═════ Information shown ═════

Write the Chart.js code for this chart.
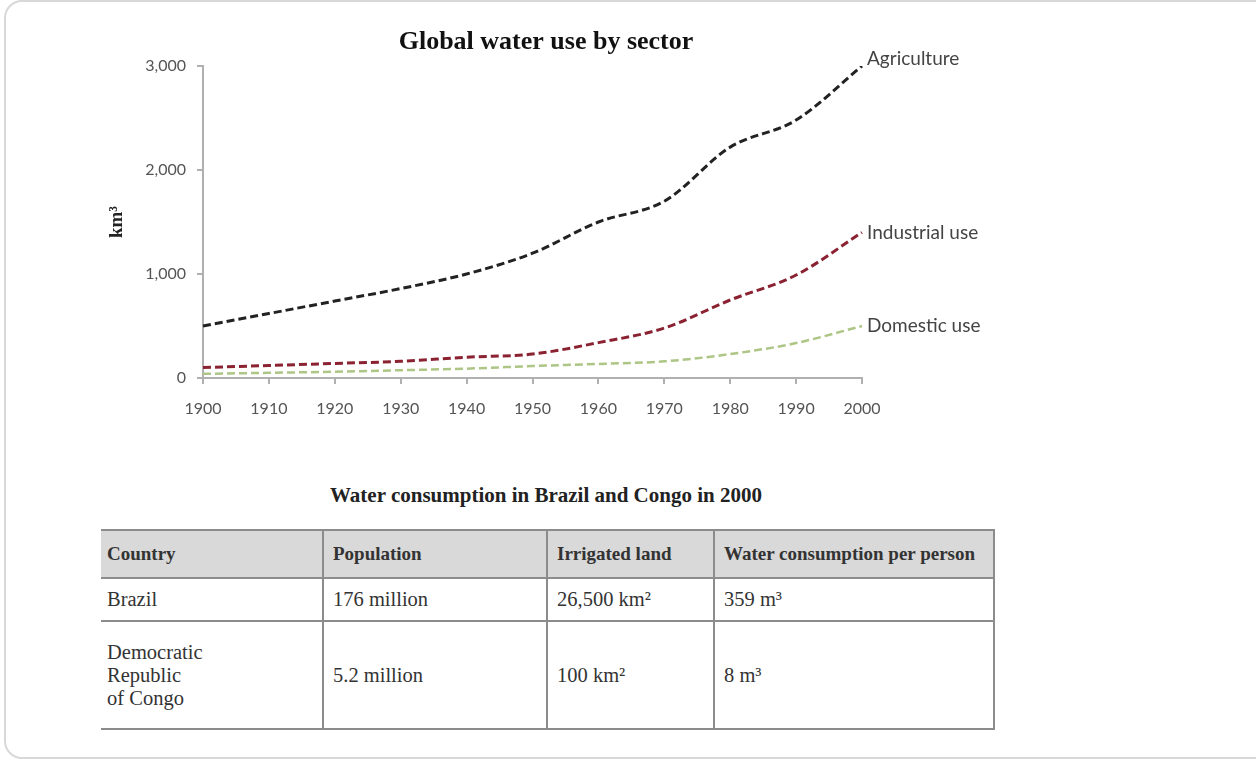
<!DOCTYPE html>
<html>
<head>
<meta charset="utf-8">
<script src="https://cdn.jsdelivr.net/npm/chart.js@4.4.0/dist/chart.umd.min.js"></script>
<style>
  html, body { margin: 0; padding: 0; background: #fff; }
  body { width: 1256px; height: 760px; position: relative; overflow: hidden; }
  .card {
    position: absolute; left: 4px; top: 0; width: 1290px; height: 759px;
    box-sizing: border-box; border: 2px solid #d8d8d8; border-radius: 18px;
  }
  #chartBox { position: absolute; left: 0; top: 0; width: 1092px; height: 440px; }
  .tbl-title {
    position: absolute; left: 0; width: 1092px; top: 483px; text-align: center;
    font: bold 21px "Liberation Serif", serif; color: #222;
  }
  table {
    position: absolute; left: 101px; top: 529px; width: 893px; table-layout: fixed;
    border-collapse: collapse; font-family: "Liberation Serif", serif; color: #333;
  }
  td, th { border: 2px solid #8c8c8c; text-align: left; vertical-align: middle; padding: 0 9px; }
  tr > :first-child { border-left: none; padding-left: 6px; }
  th { background: #d9d9d9; font-weight: bold; font-size: 19px; height: 46px; color: #333; white-space: nowrap; }
  td { font-size: 20.5px; line-height: 23px; }
</style>
</head>
<body>
<div class="card"></div>
<div id="chartBox"><canvas id="waterChart"></canvas></div>
<div class="tbl-title">Water consumption in Brazil and Congo in 2000</div>
<table id="waterTable"></table>

<script>
// Chart data
const years = ['1900', '1910', '1920', '1930', '1940', '1950', '1960', '1970', '1980', '1990', '2000'];
const agriculture = [500, 620, 740, 860, 1000, 1200, 1500, 1700, 2220, 2480, 3000];
const industrial = [100, 120, 140, 160, 200, 230, 340, 480, 750, 990, 1400];
const domestic = [40, 50, 60, 75, 90, 115, 135, 160, 230, 336, 500];
const yTicks = [0, 1000, 2000, 3000];

// Table data
const tableHeaders = ['Country', 'Population', 'Irrigated land', 'Water consumption per person'];
const countries = ['Brazil', 'Democratic<br>Republic<br>of Congo'];
const population = ['176 million', '5.2 million'];
const irrigatedLand = ['26,500 km²', '100 km²'];
const consumptionPerPerson = ['359 m³', '8 m³'];

const colWidths = [222, 224, 167, 280];
const rowHeights = [43, 108];

document.addEventListener('DOMContentLoaded', function() {
    buildTable();
    initializeChart();
});

// Build the table under the chart
function buildTable() {
    const table = document.getElementById('waterTable');
    let html = '<colgroup>' + colWidths.map(w => `<col style="width:${w}px">`).join('') + '</colgroup>';
    html += '<tr>' + tableHeaders.map(h => `<th>${h}</th>`).join('') + '</tr>';
    countries.forEach((c, r) => {
        html += `<tr style="height:${rowHeights[r]}px">`;
        html += `<td>${c}</td><td>${population[r]}</td><td>${irrigatedLand[r]}</td><td>${consumptionPerPerson[r]}</td>`;
        html += '</tr>';
    });
    table.innerHTML = html;
}

// Title + series labels at the line ends
const labelsPlugin = {
    id: 'endLabels',
    afterDraw(chart) {
        const ctx = chart.ctx;
        const x = chart.scales.x;
        const y = chart.scales.y;
        ctx.save();
        ctx.fillStyle = '#111';
        ctx.font = 'bold 26px "Liberation Serif", serif';
        ctx.textAlign = 'center';
        ctx.textBaseline = 'middle';
        ctx.fillText('Global water use by sector', chart.width / 2, 42);

        ctx.font = '19px Lato, sans-serif';
        ctx.fillStyle = '#444';
        ctx.textAlign = 'left';
        const last = years.length - 1;
        const ends = [
            { text: 'Agriculture', v: agriculture[last], dy: -7 },
            { text: 'Industrial use', v: industrial[last], dy: 0 },
            { text: 'Domestic use', v: domestic[last], dy: 0 }
        ];
        ends.forEach(e => {
            ctx.fillText(e.text, x.getPixelForValue(last) + 5, y.getPixelForValue(e.v) + e.dy);
        });
        ctx.restore();
    }
};

function initializeChart() {
    const ctx = document.getElementById('waterChart').getContext('2d');
    const lineStyle = {
        borderWidth: 3,
        borderDash: [8, 4],
        pointRadius: 0,
        fill: false,
        cubicInterpolationMode: 'monotone'
    };
    new Chart(ctx, {
        type: 'line',
        data: {
            labels: years,
            datasets: [
                { label: 'Agriculture', data: agriculture, borderColor: '#222222', ...lineStyle },
                { label: 'Industrial use', data: industrial, borderColor: '#8a2232', ...lineStyle },
                { label: 'Domestic use', data: domestic, borderColor: '#adc585', ...lineStyle, borderWidth: 2.5 }
            ]
        },
        options: {
            responsive: true,
            maintainAspectRatio: false,
            animation: false,
            layout: { padding: { left: 102, right: 230, top: 66, bottom: 12 } },
            plugins: {
                legend: { display: false },
                tooltip: { enabled: false }
            },
            scales: {
                x: {
                    offset: false,
                    grid: { drawOnChartArea: false, drawTicks: true, tickLength: 6, color: '#b0b0b0', lineWidth: 2 },
                    border: { color: '#b0b0b0', width: 2 },
                    ticks: {
                        autoSkip: false, maxRotation: 0, padding: 15,
                        color: '#555', font: { family: 'Lato', size: 16 }
                    },
                    afterFit(scale) { scale.height = 50; }
                },
                y: {
                    min: 0,
                    max: 3000,
                    afterBuildTicks(scale) { scale.ticks = yTicks.map(v => ({ value: v })); },
                    grid: { drawOnChartArea: false, drawTicks: true, tickLength: 6, color: '#b0b0b0', lineWidth: 2 },
                    border: { color: '#b0b0b0', width: 2 },
                    ticks: {
                        padding: 11,
                        color: '#555', font: { family: 'Lato', size: 16 },
                        callback: v => v.toLocaleString('en-US')
                    },
                    title: {
                        display: true, text: 'km³', color: '#222',
                        font: { family: 'Liberation Serif', size: 19, weight: 'bold' }
                    },
                    afterFit(scale) { scale.width = 101; }
                }
            }
        },
        plugins: [labelsPlugin]
    });
}
</script>
</body>
</html>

═════

* Requirement:
Print, exactly as written, the lines above from the first one to the one containing "const yTicks = [0, 1000, 2000, 3000];". Leave out pictures.

* The solution:
Write the Chart.js code for this chart.
<!DOCTYPE html>
<html>
<head>
<meta charset="utf-8">
<script src="https://cdn.jsdelivr.net/npm/chart.js@4.4.0/dist/chart.umd.min.js"></script>
<style>
  html, body { margin: 0; padding: 0; background: #fff; }
  body { width: 1256px; height: 760px; position: relative; overflow: hidden; }
  .card {
    position: absolute; left: 4px; top: 0; width: 1290px; height: 759px;
    box-sizing: border-box; border: 2px solid #d8d8d8; border-radius: 18px;
  }
  #chartBox { position: absolute; left: 0; top: 0; width: 1092px; height: 440px; }
  .tbl-title {
    position: absolute; left: 0; width: 1092px; top: 483px; text-align: center;
    font: bold 21px "Liberation Serif", serif; color: #222;
  }
  table {
    position: absolute; left: 101px; top: 529px; width: 893px; table-layout: fixed;
    border-collapse: collapse; font-family: "Liberation Serif", serif; color: #333;
  }
  td, th { border: 2px solid #8c8c8c; text-align: left; vertical-align: middle; padding: 0 9px; }
  tr > :first-child { border-left: none; padding-left: 6px; }
  th { background: #d9d9d9; font-weight: bold; font-size: 19px; height: 46px; color: #333; white-space: nowrap; }
  td { font-size: 20.5px; line-height: 23px; }
</style>
</head>
<body>
<div class="card"></div>
<div id="chartBox"><canvas id="waterChart"></canvas></div>
<div class="tbl-title">Water consumption in Brazil and Congo in 2000</div>
<table id="waterTable"></table>

<script>
// Chart data
const years = ['1900', '1910', '1920', '1930', '1940', '1950', '1960', '1970', '1980', '1990', '2000'];
const agriculture = [500, 620, 740, 860, 1000, 1200, 1500, 1700, 2220, 2480, 3000];
const industrial = [100, 120, 140, 160, 200, 230, 340, 480, 750, 990, 1400];
const domestic = [40, 50, 60, 75, 90, 115, 135, 160, 230, 336, 500];
const yTicks = [0, 1000, 2000, 3000];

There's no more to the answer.